» Your goal: Skip all pictures, then print the remaining material exactly.

Stored dataset items:
┄┄┄┄┄┄┄┄┄┄┄┄┄┄┄┄┄┄┄┄

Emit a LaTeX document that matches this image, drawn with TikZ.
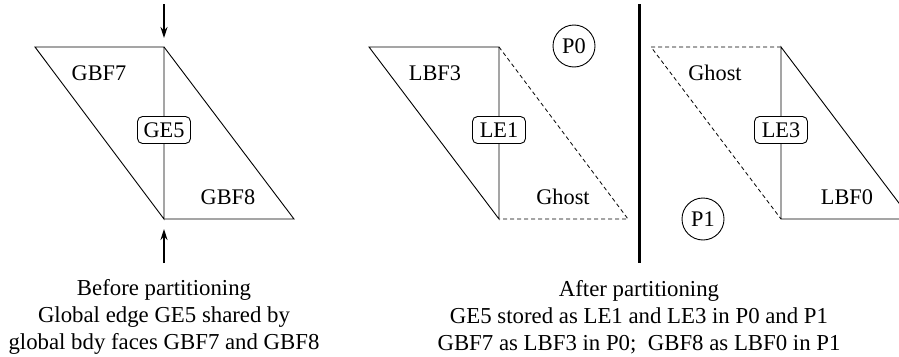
\documentclass[tikz,border=0pt]{standalone}
\usepackage{fontspec}
\setmainfont{Liberation Serif}
\usetikzlibrary{arrows.meta}
\begin{document}
\begin{tikzpicture}[x=1pt,y=-1pt,
  thinline/.style={line width=0.9pt},
  ghostline/.style={line width=0.8pt,dash pattern=on 4pt off 3pt},
  edgebox/.style={draw,line width=0.9pt,rounded corners=5pt,fill=white,inner sep=0pt,minimum width=53pt,minimum height=27pt,font=\fontsize{22.3}{25}\selectfont},
  procbox/.style={draw,circle,line width=0.9pt,inner sep=0pt,minimum size=42pt,font=\fontsize{22.3}{25}\selectfont},
  lbl/.style={font=\fontsize{22.3}{25}\selectfont,inner sep=0pt},
  captext/.style={font=\fontsize{22.8}{27}\selectfont,align=center,inner sep=0pt},
  arr/.style={line width=1.6pt,-{Stealth[length=11pt,width=7pt]}}]
\useasboundingbox (0,0) rectangle (899,356);
\clip (0,0) rectangle (899,356);
% --- left: before partitioning
\coordinate (A1) at (35,47);
\coordinate (A2) at (164,47);
\coordinate (A3) at (164,219);
\coordinate (A4) at (294,219);
\draw[thinline] (A1) -- (A2) -- (A3) -- cycle;
\draw[thinline] (A2) -- (A4) -- (A3);
\node[edgebox] (ge5) at (164,130) {GE5};
\node[lbl] (gbf7) at (99,73) {GBF7};
\node[lbl] (gbf8) at (228,197) {GBF8};
\coordinate (ta) at (164,4);
\coordinate (tb) at (164,38);
\coordinate (ba) at (164,263);
\coordinate (bb) at (164,229);
\draw[arr] (ta) -- (tb);
\draw[arr] (ba) -- (bb);
% --- middle: P0
\coordinate (B1) at (369,47);
\coordinate (B2) at (499,47);
\coordinate (B3) at (499,219);
\coordinate (B4) at (628,219);
\draw[thinline] (B1) -- (B2) -- (B3) -- cycle;
\draw[ghostline] (B2) -- (B4) -- (B3);
\node[edgebox] (le1) at (499,130) {LE1};
\node[lbl] (lbf3) at (435,73) {LBF3};
\node[lbl] (gh1) at (563,197) {Ghost};
\node[procbox] (p0) at (574,46) {P0};
% --- separator
\coordinate (S1) at (639,4);
\coordinate (S2) at (639,263);
\draw[line width=3pt] (S1) -- (S2);
% --- right: P1
\coordinate (C1) at (651,47);
\coordinate (C2) at (781,47);
\coordinate (C3) at (781,219);
\coordinate (C4) at (911,219);
\draw[ghostline] (C2) -- (C1) -- (C3);
\draw[thinline] (C2) -- (C3) -- (C4) -- cycle;
\node[edgebox] (le3) at (781,130) {LE3};
\node[lbl] (gh2) at (715,73) {Ghost};
\node[lbl] (lbf0) at (847,197) {LBF0};
\node[procbox] (p1) at (703,219) {P1};
% --- captions
\node[captext] (capL) at (164,317) {Before partitioning\\Global edge GE5 shared by\\global bdy faces GBF7 and GBF8};
\node[captext] (capR) at (639,317) {After partitioning\\GE5 stored as LE1 and LE3 in P0 and P1\\GBF7 as LBF3 in P0;\ \ GBF8 as LBF0 in P1};
\end{tikzpicture}
\end{document}
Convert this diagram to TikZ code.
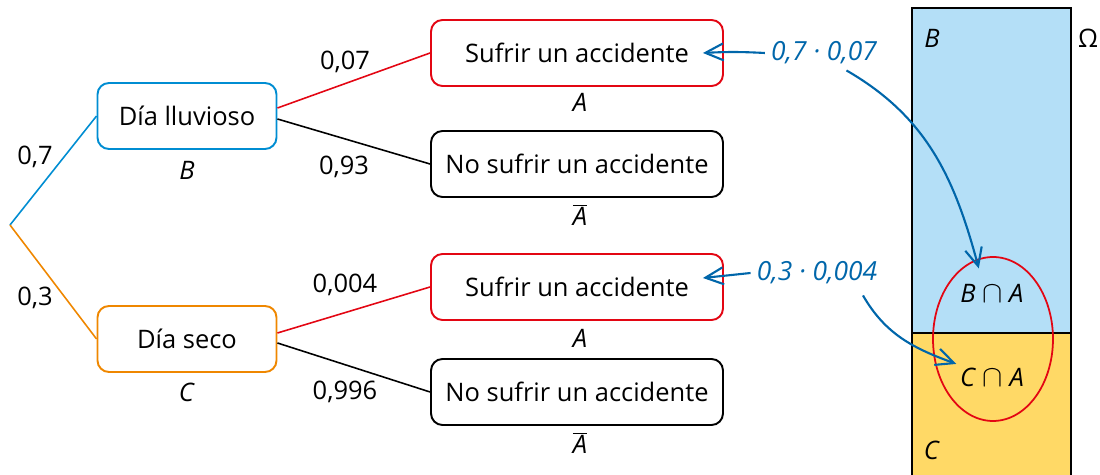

┄┄┄┄┄┄┄┄┄┄┄┄┄┄┄┄┄┄┄┄

» The output:
Emit a LaTeX document that matches this image, drawn with TikZ.
\documentclass[tikz,border=0pt]{standalone}
\usepackage{fontspec}
\setmainfont{Liberation Serif}
\usetikzlibrary{arrows.meta}
\begin{document}
\begin{tikzpicture}[x=1pt,y=-1pt,
  thinline/.style={line width=0.9pt},
  ghostline/.style={line width=0.8pt,dash pattern=on 4pt off 3pt},
  edgebox/.style={draw,line width=0.9pt,rounded corners=5pt,fill=white,inner sep=0pt,minimum width=53pt,minimum height=27pt,font=\fontsize{22.3}{25}\selectfont},
  procbox/.style={draw,circle,line width=0.9pt,inner sep=0pt,minimum size=42pt,font=\fontsize{22.3}{25}\selectfont},
  lbl/.style={font=\fontsize{22.3}{25}\selectfont,inner sep=0pt},
  captext/.style={font=\fontsize{22.8}{27}\selectfont,align=center,inner sep=0pt},
  arr/.style={line width=1.6pt,-{Stealth[length=11pt,width=7pt]}}]
\useasboundingbox (0,0) rectangle (899,356);
\clip (0,0) rectangle (899,356);
% --- left: before partitioning
\coordinate (A1) at (35,47);
\coordinate (A2) at (164,47);
\coordinate (A3) at (164,219);
\coordinate (A4) at (294,219);
\draw[thinline] (A1) -- (A2) -- (A3) -- cycle;
\draw[thinline] (A2) -- (A4) -- (A3);
\node[edgebox] (ge5) at (164,130) {GE5};
\node[lbl] (gbf7) at (99,73) {GBF7};
\node[lbl] (gbf8) at (228,197) {GBF8};
\coordinate (ta) at (164,4);
\coordinate (tb) at (164,38);
\coordinate (ba) at (164,263);
\coordinate (bb) at (164,229);
\draw[arr] (ta) -- (tb);
\draw[arr] (ba) -- (bb);
% --- middle: P0
\coordinate (B1) at (369,47);
\coordinate (B2) at (499,47);
\coordinate (B3) at (499,219);
\coordinate (B4) at (628,219);
\draw[thinline] (B1) -- (B2) -- (B3) -- cycle;
\draw[ghostline] (B2) -- (B4) -- (B3);
\node[edgebox] (le1) at (499,130) {LE1};
\node[lbl] (lbf3) at (435,73) {LBF3};
\node[lbl] (gh1) at (563,197) {Ghost};
\node[procbox] (p0) at (574,46) {P0};
% --- separator
\coordinate (S1) at (639,4);
\coordinate (S2) at (639,263);
\draw[line width=3pt] (S1) -- (S2);
% --- right: P1
\coordinate (C1) at (651,47);
\coordinate (C2) at (781,47);
\coordinate (C3) at (781,219);
\coordinate (C4) at (911,219);
\draw[ghostline] (C2) -- (C1) -- (C3);
\draw[thinline] (C2) -- (C3) -- (C4) -- cycle;
\node[edgebox] (le3) at (781,130) {LE3};
\node[lbl] (gh2) at (715,73) {Ghost};
\node[lbl] (lbf0) at (847,197) {LBF0};
\node[procbox] (p1) at (703,219) {P1};
% --- captions
\node[captext] (capL) at (164,317) {Before partitioning\\Global edge GE5 shared by\\global bdy faces GBF7 and GBF8};
\node[captext] (capR) at (639,317) {After partitioning\\GE5 stored as LE1 and LE3 in P0 and P1\\GBF7 as LBF3 in P0;\ \ GBF8 as LBF0 in P1};
\end{tikzpicture}
\end{document}
Convert this diagram to TikZ code.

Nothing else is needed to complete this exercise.